Entries taken from a collection:
□ □ □ □

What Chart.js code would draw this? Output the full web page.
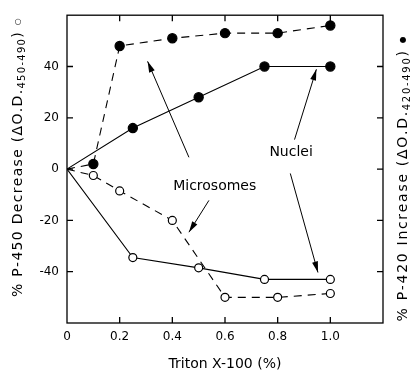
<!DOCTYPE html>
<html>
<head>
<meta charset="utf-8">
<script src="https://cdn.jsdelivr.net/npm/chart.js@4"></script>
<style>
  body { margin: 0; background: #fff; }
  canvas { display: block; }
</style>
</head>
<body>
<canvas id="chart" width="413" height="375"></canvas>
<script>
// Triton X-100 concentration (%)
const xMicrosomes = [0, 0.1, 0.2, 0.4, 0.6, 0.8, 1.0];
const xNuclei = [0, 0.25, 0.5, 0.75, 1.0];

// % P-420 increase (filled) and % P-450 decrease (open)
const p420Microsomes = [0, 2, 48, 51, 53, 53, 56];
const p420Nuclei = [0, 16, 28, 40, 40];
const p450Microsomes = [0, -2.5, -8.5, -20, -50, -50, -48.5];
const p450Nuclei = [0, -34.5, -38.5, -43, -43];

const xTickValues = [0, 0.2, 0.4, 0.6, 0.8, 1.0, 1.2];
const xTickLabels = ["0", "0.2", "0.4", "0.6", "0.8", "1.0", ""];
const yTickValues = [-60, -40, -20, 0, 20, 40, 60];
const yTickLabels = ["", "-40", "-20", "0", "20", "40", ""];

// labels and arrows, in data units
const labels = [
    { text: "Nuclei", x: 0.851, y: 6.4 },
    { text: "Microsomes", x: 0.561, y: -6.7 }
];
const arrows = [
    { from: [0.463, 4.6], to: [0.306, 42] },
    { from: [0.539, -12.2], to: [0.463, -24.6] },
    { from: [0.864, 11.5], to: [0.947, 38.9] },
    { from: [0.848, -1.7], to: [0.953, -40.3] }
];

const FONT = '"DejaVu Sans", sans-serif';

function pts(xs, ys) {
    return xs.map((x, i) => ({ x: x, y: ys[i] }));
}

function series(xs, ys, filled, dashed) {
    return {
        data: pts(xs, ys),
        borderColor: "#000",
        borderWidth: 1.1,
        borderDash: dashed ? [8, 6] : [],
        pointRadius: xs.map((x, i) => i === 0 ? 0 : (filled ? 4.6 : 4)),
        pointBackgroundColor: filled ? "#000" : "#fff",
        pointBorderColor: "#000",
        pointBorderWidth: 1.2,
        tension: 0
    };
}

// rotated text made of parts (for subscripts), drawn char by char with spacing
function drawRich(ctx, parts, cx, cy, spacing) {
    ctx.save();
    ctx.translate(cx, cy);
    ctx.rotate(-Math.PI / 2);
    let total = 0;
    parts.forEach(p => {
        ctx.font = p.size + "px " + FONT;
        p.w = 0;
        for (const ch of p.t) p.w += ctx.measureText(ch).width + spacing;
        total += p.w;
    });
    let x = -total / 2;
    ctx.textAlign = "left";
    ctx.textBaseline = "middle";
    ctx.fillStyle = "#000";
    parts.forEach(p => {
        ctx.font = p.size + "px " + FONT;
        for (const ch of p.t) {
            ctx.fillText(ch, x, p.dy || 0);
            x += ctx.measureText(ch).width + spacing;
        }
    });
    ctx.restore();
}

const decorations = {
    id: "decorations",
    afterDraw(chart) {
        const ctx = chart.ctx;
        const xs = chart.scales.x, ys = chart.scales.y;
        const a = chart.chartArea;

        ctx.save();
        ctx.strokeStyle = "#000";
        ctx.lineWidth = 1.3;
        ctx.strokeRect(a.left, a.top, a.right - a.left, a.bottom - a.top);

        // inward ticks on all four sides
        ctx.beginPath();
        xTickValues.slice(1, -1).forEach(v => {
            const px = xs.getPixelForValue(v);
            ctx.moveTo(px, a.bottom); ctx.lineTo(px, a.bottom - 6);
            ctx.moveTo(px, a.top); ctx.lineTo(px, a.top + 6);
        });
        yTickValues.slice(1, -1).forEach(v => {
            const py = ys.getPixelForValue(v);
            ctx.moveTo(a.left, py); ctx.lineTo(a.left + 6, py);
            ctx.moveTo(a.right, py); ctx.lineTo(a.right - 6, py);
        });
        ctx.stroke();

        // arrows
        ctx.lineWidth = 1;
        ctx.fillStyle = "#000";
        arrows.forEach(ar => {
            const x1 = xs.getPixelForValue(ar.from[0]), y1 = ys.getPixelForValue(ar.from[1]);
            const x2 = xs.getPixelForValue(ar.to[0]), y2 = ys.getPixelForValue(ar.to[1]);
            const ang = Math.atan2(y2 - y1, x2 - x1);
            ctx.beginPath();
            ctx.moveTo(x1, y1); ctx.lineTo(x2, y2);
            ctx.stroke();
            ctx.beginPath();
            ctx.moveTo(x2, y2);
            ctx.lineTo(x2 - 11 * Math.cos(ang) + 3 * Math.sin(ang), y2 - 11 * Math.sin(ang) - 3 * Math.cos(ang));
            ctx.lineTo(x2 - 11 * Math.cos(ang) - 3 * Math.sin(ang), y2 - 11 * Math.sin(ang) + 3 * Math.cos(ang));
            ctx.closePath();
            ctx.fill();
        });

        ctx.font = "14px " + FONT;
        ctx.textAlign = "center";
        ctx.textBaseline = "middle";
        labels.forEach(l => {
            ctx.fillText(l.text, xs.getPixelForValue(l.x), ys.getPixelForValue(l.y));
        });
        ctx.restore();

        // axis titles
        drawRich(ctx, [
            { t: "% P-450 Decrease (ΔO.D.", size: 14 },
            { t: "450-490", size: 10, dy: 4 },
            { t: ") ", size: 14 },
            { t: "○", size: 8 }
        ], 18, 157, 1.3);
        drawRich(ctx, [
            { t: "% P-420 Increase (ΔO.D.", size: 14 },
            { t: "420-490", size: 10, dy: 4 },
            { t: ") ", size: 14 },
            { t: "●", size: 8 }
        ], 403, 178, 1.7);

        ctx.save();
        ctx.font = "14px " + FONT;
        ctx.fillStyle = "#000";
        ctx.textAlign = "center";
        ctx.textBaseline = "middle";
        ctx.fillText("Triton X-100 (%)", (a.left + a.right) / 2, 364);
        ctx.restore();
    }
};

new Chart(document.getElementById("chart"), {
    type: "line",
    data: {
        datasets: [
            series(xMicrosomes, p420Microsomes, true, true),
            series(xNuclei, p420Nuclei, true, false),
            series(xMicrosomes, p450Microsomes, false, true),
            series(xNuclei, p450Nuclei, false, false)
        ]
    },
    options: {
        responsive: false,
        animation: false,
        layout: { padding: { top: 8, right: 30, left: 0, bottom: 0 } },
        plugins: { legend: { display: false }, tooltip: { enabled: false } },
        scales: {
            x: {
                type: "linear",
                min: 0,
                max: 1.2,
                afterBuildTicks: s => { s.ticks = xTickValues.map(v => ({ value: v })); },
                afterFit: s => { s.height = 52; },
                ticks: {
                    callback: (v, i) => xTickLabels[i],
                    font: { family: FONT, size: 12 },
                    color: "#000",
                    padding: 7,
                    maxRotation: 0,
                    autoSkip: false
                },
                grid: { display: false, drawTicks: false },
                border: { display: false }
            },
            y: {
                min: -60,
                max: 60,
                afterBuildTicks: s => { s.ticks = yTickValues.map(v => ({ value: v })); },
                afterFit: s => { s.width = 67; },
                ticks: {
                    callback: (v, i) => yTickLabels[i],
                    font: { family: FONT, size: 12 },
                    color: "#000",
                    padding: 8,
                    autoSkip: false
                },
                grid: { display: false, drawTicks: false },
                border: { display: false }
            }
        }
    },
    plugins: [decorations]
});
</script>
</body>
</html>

□ □ □ □

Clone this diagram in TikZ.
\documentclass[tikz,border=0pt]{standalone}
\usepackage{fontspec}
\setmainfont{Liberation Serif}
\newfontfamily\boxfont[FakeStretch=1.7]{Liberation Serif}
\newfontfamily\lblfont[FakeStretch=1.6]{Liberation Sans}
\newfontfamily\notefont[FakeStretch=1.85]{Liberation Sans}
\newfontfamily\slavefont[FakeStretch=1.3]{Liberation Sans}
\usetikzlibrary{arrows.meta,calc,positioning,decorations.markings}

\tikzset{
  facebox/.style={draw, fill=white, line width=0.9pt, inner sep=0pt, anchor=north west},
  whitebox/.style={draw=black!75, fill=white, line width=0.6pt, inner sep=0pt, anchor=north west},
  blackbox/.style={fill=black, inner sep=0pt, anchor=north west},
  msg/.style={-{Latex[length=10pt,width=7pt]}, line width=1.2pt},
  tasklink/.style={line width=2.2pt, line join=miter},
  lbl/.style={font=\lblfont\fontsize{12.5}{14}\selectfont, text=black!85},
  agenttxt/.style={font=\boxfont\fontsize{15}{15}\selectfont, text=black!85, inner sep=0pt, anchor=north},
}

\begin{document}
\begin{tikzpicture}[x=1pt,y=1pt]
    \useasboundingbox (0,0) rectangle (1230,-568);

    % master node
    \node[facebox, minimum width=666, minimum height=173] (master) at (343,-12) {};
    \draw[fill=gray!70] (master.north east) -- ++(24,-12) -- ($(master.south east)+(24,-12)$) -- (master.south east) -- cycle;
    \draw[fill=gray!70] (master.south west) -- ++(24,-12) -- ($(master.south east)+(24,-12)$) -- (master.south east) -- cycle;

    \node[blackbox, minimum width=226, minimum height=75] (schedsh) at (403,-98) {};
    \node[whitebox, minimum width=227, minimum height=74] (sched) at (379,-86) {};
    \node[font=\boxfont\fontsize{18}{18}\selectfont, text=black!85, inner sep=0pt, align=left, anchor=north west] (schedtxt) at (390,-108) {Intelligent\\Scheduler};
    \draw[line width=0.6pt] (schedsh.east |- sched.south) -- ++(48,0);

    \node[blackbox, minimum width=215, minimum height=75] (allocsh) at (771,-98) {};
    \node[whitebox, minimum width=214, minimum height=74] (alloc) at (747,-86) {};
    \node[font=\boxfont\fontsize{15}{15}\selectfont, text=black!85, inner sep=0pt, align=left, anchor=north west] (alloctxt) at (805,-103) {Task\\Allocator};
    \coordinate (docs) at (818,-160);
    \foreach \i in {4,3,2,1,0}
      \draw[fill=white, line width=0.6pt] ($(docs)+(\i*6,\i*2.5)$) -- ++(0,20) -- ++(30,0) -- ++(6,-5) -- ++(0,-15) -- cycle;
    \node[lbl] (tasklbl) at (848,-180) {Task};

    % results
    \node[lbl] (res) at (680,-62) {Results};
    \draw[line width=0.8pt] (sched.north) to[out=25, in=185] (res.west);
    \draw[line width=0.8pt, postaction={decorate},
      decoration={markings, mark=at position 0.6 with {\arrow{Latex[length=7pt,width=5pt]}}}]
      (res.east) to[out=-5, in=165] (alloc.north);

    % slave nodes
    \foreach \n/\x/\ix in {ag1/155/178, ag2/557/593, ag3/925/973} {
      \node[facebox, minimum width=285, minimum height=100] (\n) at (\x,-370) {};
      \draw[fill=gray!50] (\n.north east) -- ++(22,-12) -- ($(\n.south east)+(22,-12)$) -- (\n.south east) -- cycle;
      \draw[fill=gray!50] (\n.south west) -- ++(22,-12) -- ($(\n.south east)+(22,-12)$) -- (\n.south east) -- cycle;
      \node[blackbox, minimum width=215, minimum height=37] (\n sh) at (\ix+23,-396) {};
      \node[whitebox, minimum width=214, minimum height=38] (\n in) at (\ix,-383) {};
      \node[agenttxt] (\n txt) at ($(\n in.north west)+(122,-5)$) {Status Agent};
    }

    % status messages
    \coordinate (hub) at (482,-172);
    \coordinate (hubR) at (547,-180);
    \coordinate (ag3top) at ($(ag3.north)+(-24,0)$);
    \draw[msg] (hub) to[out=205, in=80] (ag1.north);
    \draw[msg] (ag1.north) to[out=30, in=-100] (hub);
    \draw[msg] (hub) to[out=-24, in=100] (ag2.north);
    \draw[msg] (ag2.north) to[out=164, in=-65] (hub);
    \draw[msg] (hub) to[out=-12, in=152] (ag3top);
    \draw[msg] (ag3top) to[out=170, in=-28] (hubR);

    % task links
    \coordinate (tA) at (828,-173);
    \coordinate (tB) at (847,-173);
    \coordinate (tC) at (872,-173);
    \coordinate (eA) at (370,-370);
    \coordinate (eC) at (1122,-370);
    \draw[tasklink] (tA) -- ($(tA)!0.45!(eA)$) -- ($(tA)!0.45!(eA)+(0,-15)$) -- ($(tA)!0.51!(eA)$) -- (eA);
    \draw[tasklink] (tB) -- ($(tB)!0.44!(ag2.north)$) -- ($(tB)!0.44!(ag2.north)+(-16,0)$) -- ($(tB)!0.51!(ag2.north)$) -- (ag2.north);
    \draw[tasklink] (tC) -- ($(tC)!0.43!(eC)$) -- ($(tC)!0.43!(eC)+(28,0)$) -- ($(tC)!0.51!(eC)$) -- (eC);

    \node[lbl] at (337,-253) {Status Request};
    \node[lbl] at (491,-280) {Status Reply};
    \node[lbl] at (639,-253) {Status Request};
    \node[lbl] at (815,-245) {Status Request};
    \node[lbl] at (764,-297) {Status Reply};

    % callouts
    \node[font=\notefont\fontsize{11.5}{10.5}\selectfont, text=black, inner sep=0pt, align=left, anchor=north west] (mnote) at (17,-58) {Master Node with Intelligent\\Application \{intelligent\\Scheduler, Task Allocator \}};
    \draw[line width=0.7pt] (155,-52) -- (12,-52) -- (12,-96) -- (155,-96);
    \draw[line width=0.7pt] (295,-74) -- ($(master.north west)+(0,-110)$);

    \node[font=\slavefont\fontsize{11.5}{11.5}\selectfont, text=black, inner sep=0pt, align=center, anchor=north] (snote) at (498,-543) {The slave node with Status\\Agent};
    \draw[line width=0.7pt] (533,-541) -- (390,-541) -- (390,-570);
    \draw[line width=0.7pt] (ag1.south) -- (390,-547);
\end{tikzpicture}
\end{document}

□ □ □ □

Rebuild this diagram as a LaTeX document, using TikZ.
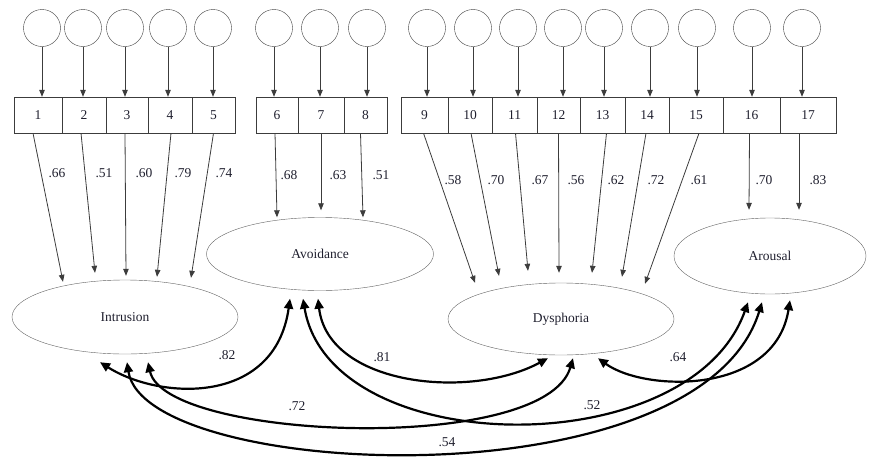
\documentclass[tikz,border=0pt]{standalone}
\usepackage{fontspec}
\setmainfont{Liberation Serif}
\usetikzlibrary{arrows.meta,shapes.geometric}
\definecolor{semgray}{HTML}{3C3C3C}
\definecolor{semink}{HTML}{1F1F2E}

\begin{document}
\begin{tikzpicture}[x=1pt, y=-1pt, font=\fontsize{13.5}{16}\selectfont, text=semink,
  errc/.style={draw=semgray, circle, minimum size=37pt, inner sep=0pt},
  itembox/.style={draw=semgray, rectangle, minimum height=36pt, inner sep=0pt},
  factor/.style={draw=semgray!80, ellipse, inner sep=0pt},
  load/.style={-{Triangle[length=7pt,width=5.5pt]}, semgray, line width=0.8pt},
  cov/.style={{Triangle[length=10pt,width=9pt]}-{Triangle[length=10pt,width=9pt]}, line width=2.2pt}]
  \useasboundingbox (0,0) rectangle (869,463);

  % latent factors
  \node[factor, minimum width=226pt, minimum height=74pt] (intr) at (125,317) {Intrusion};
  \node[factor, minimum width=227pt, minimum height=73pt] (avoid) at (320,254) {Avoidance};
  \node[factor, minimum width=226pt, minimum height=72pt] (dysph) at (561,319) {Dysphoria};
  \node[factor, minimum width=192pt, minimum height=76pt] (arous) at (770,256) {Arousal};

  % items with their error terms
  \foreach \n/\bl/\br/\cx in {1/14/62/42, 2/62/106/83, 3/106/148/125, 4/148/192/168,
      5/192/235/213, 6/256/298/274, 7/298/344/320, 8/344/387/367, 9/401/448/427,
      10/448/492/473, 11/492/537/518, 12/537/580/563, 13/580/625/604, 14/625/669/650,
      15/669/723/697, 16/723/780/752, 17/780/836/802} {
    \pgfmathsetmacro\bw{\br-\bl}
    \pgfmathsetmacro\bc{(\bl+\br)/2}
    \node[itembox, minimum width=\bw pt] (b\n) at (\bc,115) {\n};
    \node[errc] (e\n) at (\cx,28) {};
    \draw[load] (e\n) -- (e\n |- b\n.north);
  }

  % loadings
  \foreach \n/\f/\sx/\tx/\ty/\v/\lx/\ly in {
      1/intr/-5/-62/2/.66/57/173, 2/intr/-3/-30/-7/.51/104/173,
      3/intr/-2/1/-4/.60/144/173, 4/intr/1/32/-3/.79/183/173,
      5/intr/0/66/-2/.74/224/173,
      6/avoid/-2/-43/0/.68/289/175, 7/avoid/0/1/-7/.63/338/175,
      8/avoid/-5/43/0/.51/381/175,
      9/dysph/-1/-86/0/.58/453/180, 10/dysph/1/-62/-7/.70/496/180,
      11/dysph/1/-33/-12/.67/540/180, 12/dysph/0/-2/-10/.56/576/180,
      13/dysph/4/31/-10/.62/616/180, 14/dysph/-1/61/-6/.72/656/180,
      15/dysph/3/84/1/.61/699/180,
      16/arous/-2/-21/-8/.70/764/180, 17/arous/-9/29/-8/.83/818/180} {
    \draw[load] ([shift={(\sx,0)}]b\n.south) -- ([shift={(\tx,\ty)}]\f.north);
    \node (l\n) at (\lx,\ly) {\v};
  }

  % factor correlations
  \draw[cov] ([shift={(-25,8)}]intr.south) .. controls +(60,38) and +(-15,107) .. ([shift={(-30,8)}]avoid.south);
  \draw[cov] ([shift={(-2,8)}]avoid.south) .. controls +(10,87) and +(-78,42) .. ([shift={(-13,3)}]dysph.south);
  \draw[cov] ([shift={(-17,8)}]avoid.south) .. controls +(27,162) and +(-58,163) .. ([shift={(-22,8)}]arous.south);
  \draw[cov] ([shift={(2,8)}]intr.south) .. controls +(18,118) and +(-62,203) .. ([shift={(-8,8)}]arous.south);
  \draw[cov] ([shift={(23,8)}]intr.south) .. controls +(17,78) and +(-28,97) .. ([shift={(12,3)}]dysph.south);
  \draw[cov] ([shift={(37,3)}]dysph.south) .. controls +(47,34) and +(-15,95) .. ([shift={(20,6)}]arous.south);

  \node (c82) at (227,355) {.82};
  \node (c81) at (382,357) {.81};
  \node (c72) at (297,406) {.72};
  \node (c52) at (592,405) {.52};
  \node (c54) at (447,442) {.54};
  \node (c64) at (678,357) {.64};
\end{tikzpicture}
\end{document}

□ □ □ □

[To do]
Copy out precisely the lines that begin at the line containing "Clone this diagram in TikZ." and end at the line containing "(0,0) rectangle (1230,-568);", including both; write nothing else.

[Task result]
Clone this diagram in TikZ.
\documentclass[tikz,border=0pt]{standalone}
\usepackage{fontspec}
\setmainfont{Liberation Serif}
\newfontfamily\boxfont[FakeStretch=1.7]{Liberation Serif}
\newfontfamily\lblfont[FakeStretch=1.6]{Liberation Sans}
\newfontfamily\notefont[FakeStretch=1.85]{Liberation Sans}
\newfontfamily\slavefont[FakeStretch=1.3]{Liberation Sans}
\usetikzlibrary{arrows.meta,calc,positioning,decorations.markings}

\tikzset{
  facebox/.style={draw, fill=white, line width=0.9pt, inner sep=0pt, anchor=north west},
  whitebox/.style={draw=black!75, fill=white, line width=0.6pt, inner sep=0pt, anchor=north west},
  blackbox/.style={fill=black, inner sep=0pt, anchor=north west},
  msg/.style={-{Latex[length=10pt,width=7pt]}, line width=1.2pt},
  tasklink/.style={line width=2.2pt, line join=miter},
  lbl/.style={font=\lblfont\fontsize{12.5}{14}\selectfont, text=black!85},
  agenttxt/.style={font=\boxfont\fontsize{15}{15}\selectfont, text=black!85, inner sep=0pt, anchor=north},
}

\begin{document}
\begin{tikzpicture}[x=1pt,y=1pt]
    \useasboundingbox (0,0) rectangle (1230,-568);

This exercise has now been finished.